The Colgate Maroon-News
- Type: Weekly newspaper
- Format: Tabloid
- Founded: 1868
- Headquarters: Student Union, 13 Oak Drive Hamilton, New York 13346, United States
- Circulation: 2,250
- Website: thecolgatemaroonnews.com

= Colgate Maroon-News =

Newspaper in Hamilton, New York

The Colgate Maroon-News is the student newspaper of Colgate University in Hamilton, New York. It is the oldest college weekly in America, having been founded in 1868 as Madisonesis. The current editors-in-chief for Volume CLIX are Sophie Karbstein and Richie Rosen.

==History==
The newspaper traces its origins back to 1846, when Hamilton Student was founded by student and abolitionist George Gavin Ritchie as "a semi-monthly mirror of Religion, Literature, Science and Art." The newspaper was shut down and Ritchie expelled by the college, then called Madison University, after he published an editorial criticizing New York residents for opposing African-American male suffrage, though he continued to publish the Hamilton Student as "The Hamilton Student and Christian Reformer."

For over two decades, there was no official student newspaper for the university.
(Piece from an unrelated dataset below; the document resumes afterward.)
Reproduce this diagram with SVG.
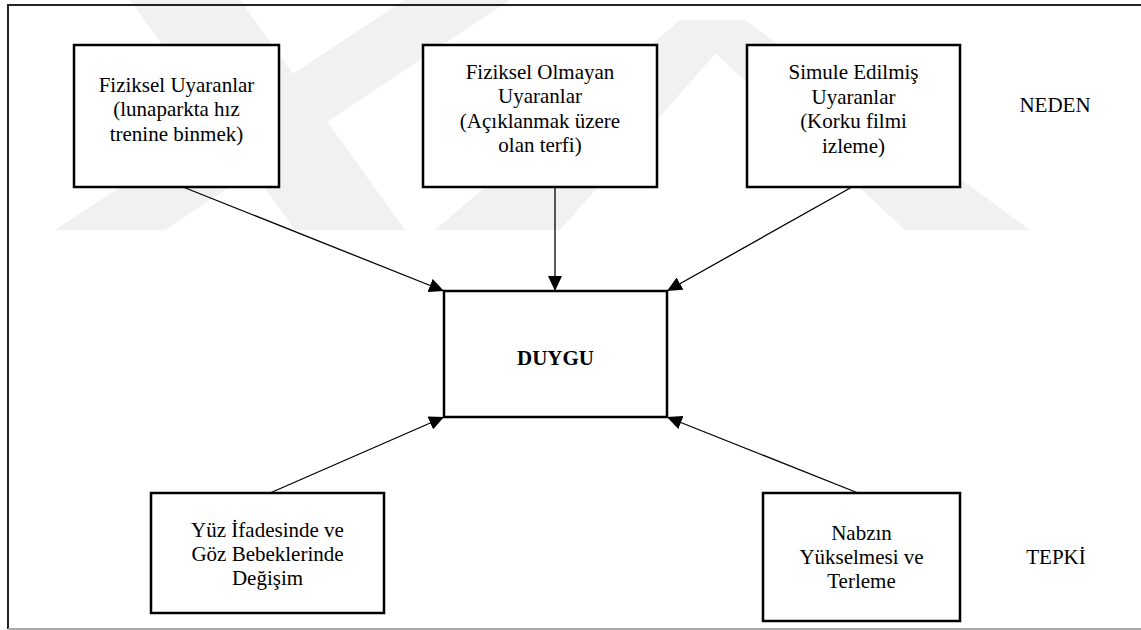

In 1868, Colgate restarted the campus newspaper under the name Madisonesis, and the modern staff considers this as its official foundation. The newspaper's name was officially changed to the Colgate Maroon in 1916. An independent paper, the Colgate News, emerged in 1969, as a less liberal alternative to the official student newspaper. The newspaper takes its current name from the merger of the two campus weeklies in 1991.

==Circulation==
The Colgate Maroon-News has a circulation of 2,250 print copies, which are distributed around campus, the Village of Hamilton, and to subscribing alumni.

==Staff==
In a typical year, The Colgate Maroon-News has approximately 75 student members.